Kedua, tanah bukan hanya bersifat fisik, tetapi juga nonfisik. Tanah juga bukan hanya instrumen ekonomi, tetapi juga sosial budaya (Utami and Sarjita 2021). Dengan demikian, selain memastikan masyarakat terdampak IKN mendapat ganti rugi uang serta jaminan pekerjaan, pemerintah juga wajib menyediakan pemukiman baru yang kesannya tidak memisahkan jalinan kekerabatan mereka.
Ketiga, pemerintah juga harus menyiapkan skema relokasi bagi warga yang tidak ingin hidup di lingkungan perkotaan sekitar IKN. Pertimbangannya kemungkinan besar adalah masyarakat tidak siap untuk hidup secara modern dan lebih memilih untuk berladang atau bercocok tanam. Untuk masyarkat seperti ini, pemerintah perlu menyiapkan program transmigrasi yang terukur dan terencana, yang lokasinya dianggap memiliki karakteristik serupa dengan tanah yang ditinggalkan. Kisah Hamidah seharusnya tidak terjadi kalau pemerintah juga menyiapkan skema ini.
KOMPAS/DIONISIUS REYNALDO TRIWIBOWO
Plang kawasan inti ibu kota negara terpasang di sekitar permukiman warga di Desa Bumi Harapan, Kecamatan Sepaku, Kabupaten Penajam Paser Utara, Kalimantan Timur, Senin (14/3/2022).

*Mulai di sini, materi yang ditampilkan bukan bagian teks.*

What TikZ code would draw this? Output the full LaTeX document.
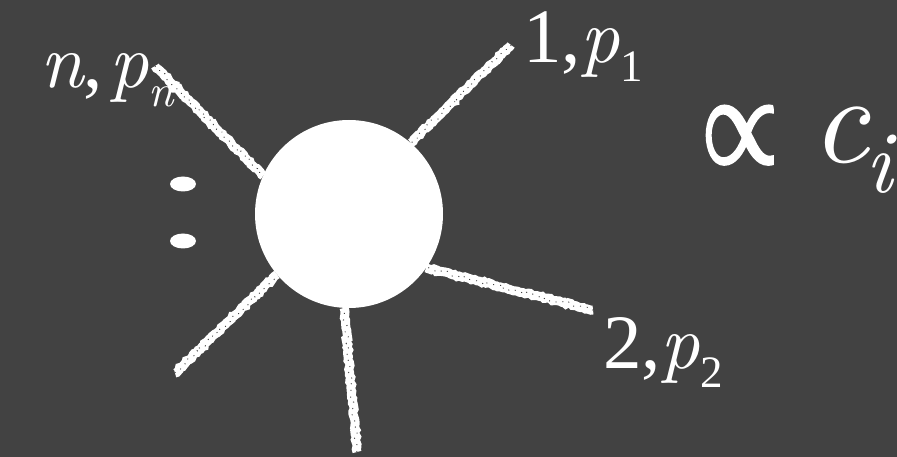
\documentclass[tikz,border=0pt]{standalone}
\usepackage{fontspec}
\setmainfont{Liberation Serif}
\newfontfamily\itfam{lmroman10-italic.otf}
\newfontfamily\mathsym{latinmodern-math.otf}[FakeBold=4]
\usetikzlibrary{decorations.pathmorphing}
\definecolor{bg}{RGB}{66,66,66}
\tikzset{
  chalk/.style={draw=white, line width=9pt, decorate,
    decoration={random steps, segment length=2.5pt, amplitude=1pt}},
  speck/.style={draw=bg, line width=0.9pt, dash pattern=on 1pt off 6pt, decorate,
    decoration={random steps, segment length=3pt, amplitude=2.2pt}},
  lbl/.style={text=white, inner sep=0pt, outer sep=0pt, anchor=base west,
    font=\fontsize{77}{80}\selectfont},
  blob/.style={circle, fill=white, minimum size=188pt, inner sep=0pt, outer sep=0pt},
}
\newcommand{\lowsub}[1]{\raisebox{-19pt}{\fontsize{45}{45}\selectfont #1}}
\begin{document}
\begin{tikzpicture}[x=1pt,y=-1pt]
\fill[bg] (0,0) rectangle (897,457);
\useasboundingbox (0,0) rectangle (897,457);
\node[blob] (c) at (349,214) {};
\coordinate (en) at (155,66);
\coordinate (e1) at (511,45);
\coordinate (e2) at (593,310);
\coordinate (e3) at (357,452);
\coordinate (e4) at (175,373);
\node[lbl] (ln) at (40,88) {{\itfam n},\kern7pt{\itfam p}\lowsub{\itfam n}};
\foreach \e/\a in {en/156, e1/49, e2/325, e3/267, e4/220}{
  \draw[chalk] (\e) -- (c.\a);
  \draw[speck] (\e) -- (c.\a);
}
\fill[white] (183,184) ellipse [x radius=13, y radius=7.5];
\fill[white] (183,241) ellipse [x radius=13, y radius=7.5];
\node[lbl] (l1) at (523,63) {1,{\itfam p}\lowsub{1}};
\node[lbl] (l2) at (603,368) {2,{\itfam p}\lowsub{2}};
\node[text=white, inner sep=0pt, anchor=base west] (prop) at (702,162)
  {\resizebox{75pt}{55pt}{\mathsym ∝}};
\node[lbl, font=\fontsize{126}{128}\selectfont] (ci) at (811,163)
  {{\itfam c}\kern-3pt\raisebox{-30pt}{\fontsize{88}{90}\selectfont\itfam i}};
\end{tikzpicture}
\end{document}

Semua langkah yang disebutkan di atas tentu saja belum memadai untuk menyelesaikan semua persoalan. Namun, prinsipnya adalah bahwa pembangunan IKN tidak boleh menjadi sarana social exclusionary atau sarana penyaringan masyarakat. Semua berhak hidup dan tinggal di IKN, termasuk masyarakat asli yang terdampak pembangunan. Demikian juga masyarakat yang terpaksa pindah dari tempat tinggalnya di IKN harus mendapat ganti rugi lahir batin yang memadai.

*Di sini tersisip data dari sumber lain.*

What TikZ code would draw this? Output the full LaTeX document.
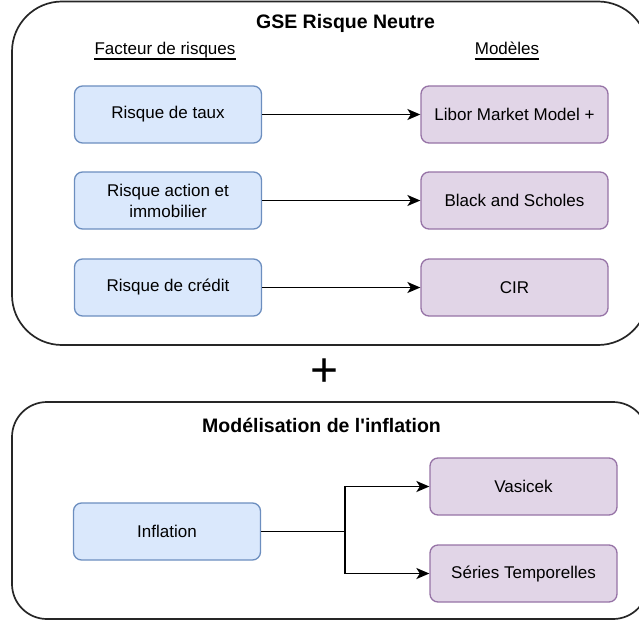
\documentclass[tikz,border=0pt]{standalone}
\usepackage{fontspec}
\setmainfont{Liberation Sans}
\usetikzlibrary{arrows.meta}
\definecolor{bluefill}{HTML}{DAE8FC}
\definecolor{bluedraw}{HTML}{6C8EBF}
\definecolor{purfill}{HTML}{E1D5E7}
\definecolor{purdraw}{HTML}{9673A6}
\begin{document}
\begin{tikzpicture}[x=1pt,y=-1pt,
  container/.style={draw=black!85, line width=1.7pt},
  basebox/.style={rectangle, rounded corners=8pt, line width=1.3pt, minimum height=57pt,
    align=center, font=\fontsize{17}{21}\selectfont, inner sep=2pt},
  riskbox/.style={basebox, draw=bluedraw, fill=bluefill, minimum width=187pt},
  modelbox/.style={basebox, draw=purdraw, fill=purfill, minimum width=187pt},
  titletext/.style={font=\bfseries\fontsize{19.5}{23}\selectfont},
  headtext/.style={font=\fontsize{17}{21}\selectfont, inner sep=0pt, anchor=base},
  arr/.style={draw=black, line width=1.8pt, -{Stealth[length=13pt,width=11pt,inset=3.5pt]}},
  uline/.style={draw=black, line width=1.6pt}
]
\useasboundingbox (0,0) rectangle (639,623);
\clip (0,0) rectangle (639,623);

% containers
\draw[container, rounded corners=50pt] (12,1.5) rectangle (648,345);
\draw[container, rounded corners=35pt] (12,402) rectangle (648,619);

% titles
\node[titletext] (t1) at (345.5,23) {GSE Risque Neutre};
\node[titletext] (t2) at (321.5,425) {Modélisation de l\textquotesingle inflation};

% headers
\node[headtext] (hf) at (165,55) {Facteur de risques};
\node[headtext] (hm) at (507,55) {Modèles};
\draw[uline] ([yshift=-4pt]hf.base west) -- ([yshift=-4pt]hf.base east);
\draw[uline] ([yshift=-4pt]hm.base west) -- ([yshift=-4pt]hm.base east);

% top boxes
\node[riskbox] (r1) at (168,114.5) {Risque de taux};
\node[riskbox] (r2) at (168,200.5) {Risque action et\\immobilier};
\node[riskbox] (r3) at (168,287.5) {Risque de crédit};
\node[modelbox] (m1) at (514.5,114.5) {Libor Market Model +};
\node[modelbox] (m2) at (514.5,200.5) {Black and Scholes};
\node[modelbox] (m3) at (514.5,287.5) {CIR};
\draw[arr] (r1.east) -- (m1.west);
\draw[arr] (r2.east) -- (m2.west);
\draw[arr] (r3.east) -- (m3.west);

% plus
\node[font=\fontsize{48}{50}\selectfont] (plus) at (325,373) {+};

% bottom boxes
\node[riskbox] (inf) at (167,531.5) {Inflation};
\node[modelbox] (vas) at (523.5,486.5) {Vasicek};
\node[modelbox] (ser) at (523.5,573.5) {Séries Temporelles};
\coordinate (br) at (345,531.5);
\draw[line width=1.8pt] (inf.east) -- (br);
\draw[arr] (br) |- (vas.west);
\draw[arr] (br) |- (ser.west);
\end{tikzpicture}
\end{document}
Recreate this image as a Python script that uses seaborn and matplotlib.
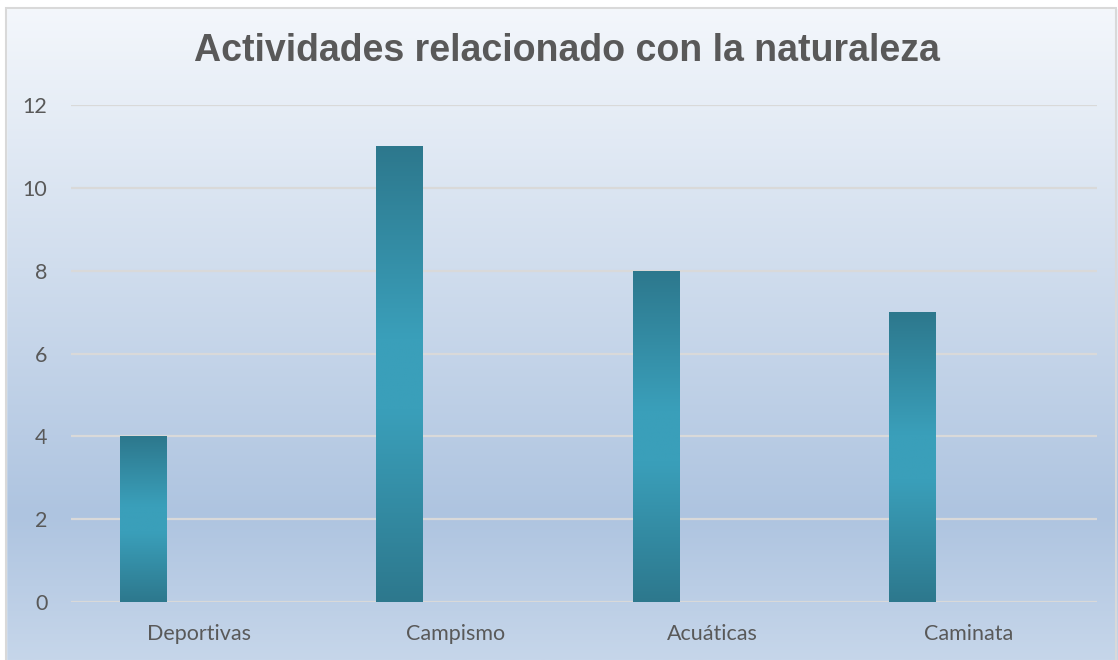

Di hadapan media, Kepala Otorita IKN Bambang Susantono menyebutkan bahwa IKN adalah kota untuk semua, a city for all (Kompas.com 10/3/2022). Namun, sayangnya, sampai hari ini tanda-tanda ke arah sana belum tampak. Pembangunan IKN malah cenderung berkutat mengurusi kapitalis (mencari investor) dan mengurusi birokrat (membangun gedung dan perumahan untuk pejabat negara dan ASN). Sementara masyarakat terdampak IKN masih dalam situasi serba terombang-ambing nasib masa depannya.
Saat ini perhatian seluruh rakyat Indonesia sedang tertuju kepada pembangunan IKN. Dan, dari situ rakyat juga akan menilai, negara berpihak kepada siapa.